Post by Erik Rupp on Jun 5, 2011 20:36:21 GMT -5
Rebooting movie franchises has become the hot thing. I can't even call it the hot new thing anymore as it's been going on for several years now, but it is still the hot thing in Hollywood.
The latest franchise to get the reboot is the X-Men series with it's new movie First Class. The producers decided to go back to the beginning (starting where the first X-Men movie started, actually), and then showing how the X-Men and Charles Xavier's school for the gifted got started.
The setting is 1962 and the Cuban missile crisis plays a key role in the movie. Intercut with the movie are actual clips of President Kennedy (and, briefly, Premiere Kruschev). This gives the movie a little more weight, but at the same time since we all know that the world didn't end in nuclear destruction the suspense is removed a bit towards the end. The real suspense is in how the X-Men help avert a nuclear holocaust, which isn't as good as not knowing how the story will end, but there is still some suspense to be found in the movie.

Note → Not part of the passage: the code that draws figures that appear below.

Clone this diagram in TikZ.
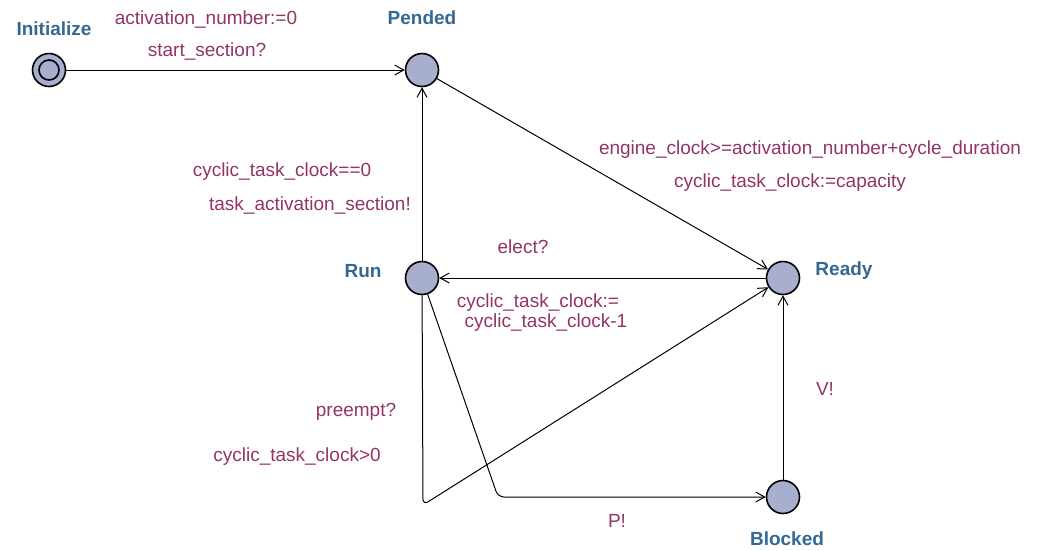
\documentclass[tikz,border=0pt]{standalone}
\usepackage{fontspec}
\setmainfont{Liberation Sans}
\usepackage{tikz}
\usetikzlibrary{arrows.meta,positioning,calc}
\definecolor{locfill}{RGB}{167,174,206}
\definecolor{locblue}{RGB}{52,104,146}
\definecolor{lblred}{RGB}{146,52,102}
\tikzset{
  loc/.style    ={circle,draw,line width=1.6pt,fill=locfill,minimum size=33pt,inner sep=0pt},
  locname/.style={font=\fontsize{19}{22}\selectfont\bfseries,text=locblue,inner sep=0pt},
  lbl/.style    ={font=\fontsize{19}{22}\selectfont,text=lblred,inner sep=0pt},
  trans/.style  ={line width=1pt,-{Straight Barb[length=9pt,width=10pt]}},
}

\begin{document}
\begin{tikzpicture}[x=1pt,y=-1pt]
  \useasboundingbox (0,0) rectangle (1043,550);
  % locations
  \node[loc] (init)    at (49,70){};
  \draw[line width=1.6pt] (init) circle (10pt);
  \node[loc] (pended)  at (422,70){};
  \node[loc] (run)     at (422,278){};
  \node[loc] (ready)   at (783,278){};
  \node[loc] (blocked) at (783,497){};
  \node[locname] (initN)    at (54,29)  {Initialize};
  \node[locname] (pendedN)  at (422,18) {Pended};
  \node[locname] (runN)     at (363,271){Run};
  \node[locname] (readyN)   at (844,271){Ready};
  \node[locname] (blockedN) at (787,539){Blocked};
  % bend points
  \coordinate (preemptC) at (423,505);
  \coordinate (blockC)   at (498,497);
  % transitions
  \draw[trans] (init) -- (pended);
  \draw[trans] (pended) -- (ready);
  \draw[trans] (run) -- (pended);
  \draw[trans] (ready) -- (run);
  \draw[trans,rounded corners=6pt] (run) -- (preemptC) -- (ready);
  \draw[trans,rounded corners=6pt] (run) -- (blockC) -- (blocked);
  \draw[trans] (blocked) -- (ready);
  % labels
  \node[lbl] (l1)  at (206,19) {activation\_number:=0};
  \node[lbl] (l2)  at (207,51) {start\_section?};
  \node[lbl] (l3)  at (810,150){engine\_clock>=activation\_number+cycle\_duration};
  \node[lbl] (l4)  at (790,183){cyclic\_task\_clock:=capacity};
  \node[lbl] (l5)  at (282,172){cyclic\_task\_clock==0};
  \node[lbl] (l6)  at (310,205){task\_activation\_section!};
  \node[lbl] (l7)  at (523,247){elect?};
  \node[lbl] (l8)  at (538,303){cyclic\_task\_clock:=};
  \node[lbl] (l9)  at (546,323){cyclic\_task\_clock-1};
  \node[lbl] (l10) at (356,412){preempt?};
  \node[lbl] (l11) at (297,457){cyclic\_task\_clock>0};
  \node[lbl] (l12) at (617,521){P!};
  \node[lbl] (l13) at (825,389){V!};
\end{tikzpicture}
\end{document}
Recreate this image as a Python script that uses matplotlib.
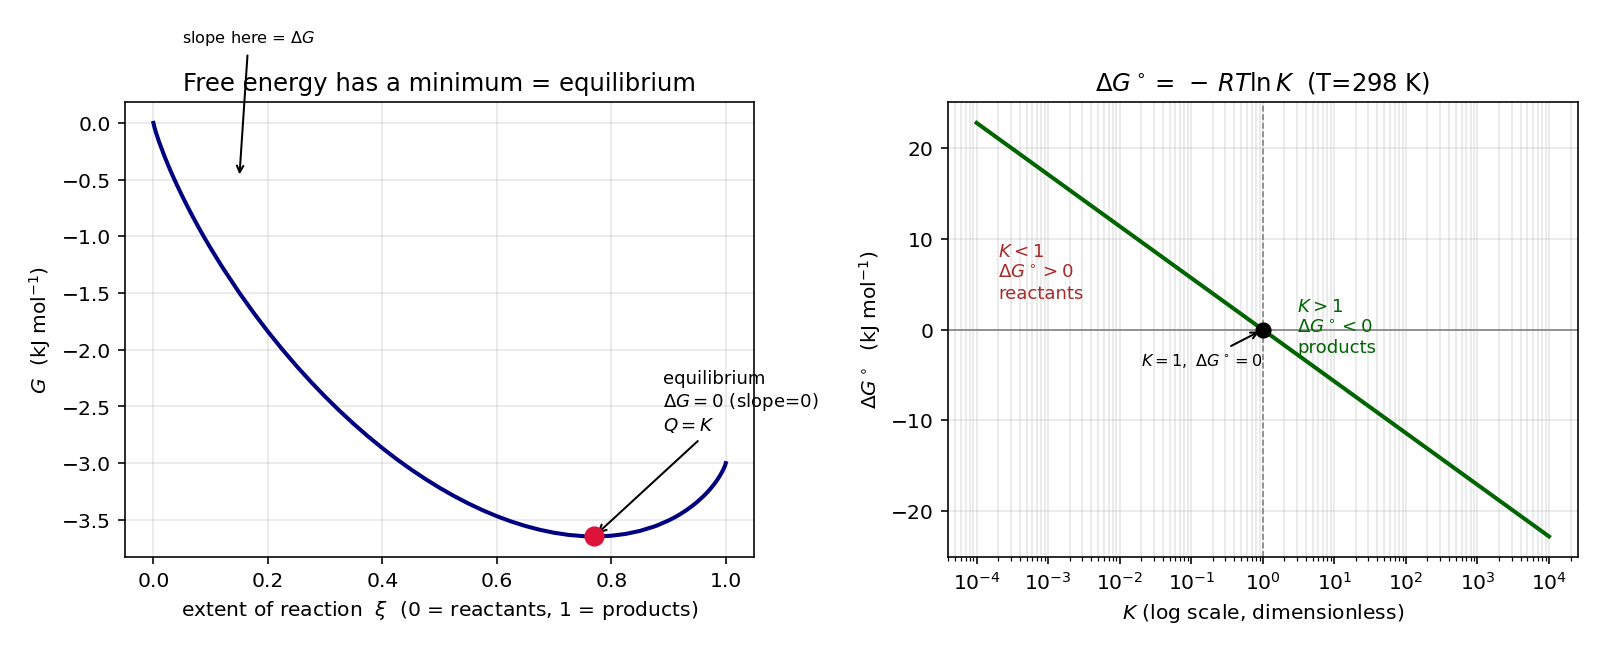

Returning characters (albeit through new, younger cast members) include Charles (Professor X) Xavier, Erik (Magneto) Lensherr, Raven (Mystique), and Hank (The Beast) McCoy. The new cast members are generally fairly good, and in the case of Michael Fassbender (the new Magneto) very good.
James McAvoy also had some big shoes to fill in the role of Charles Xavier, and he does a good job, quite good in spots, but rather bland in others. He's never bad, just occasionally uninspired. Patrick Stewart is a tough act to follow - and it shows.
The movie's pacing is a bit uneven - it can go from exciting to compelling to dragging just a bit (at times). X-Men: First Class might have benefitted from some tighter editing (cutting about 5 minutes out of the thing would have worked wonders), but even so it's still an exciting, entertaining movie overall. It's just one that could have been a little better with a little tighter editing (and maybe one more draft on the script which may also have been part of the occasional problem).
This is a better movie than X-Men Origins: Wolverine, but that one was more fun. Wolverine was more entertaining despite being the weaker movie substantively.
So what's the verdict? X-Men: First Class is a good movie. Very good in spots. It's never bad, even if it drags in a couple spots (just a couple). Overall, it is exciting and entertaining and is able to overcome it's relatively minor flaws (although those flaws do knock the movie down a peg from a potential classic comic book superhero movie to just a good one).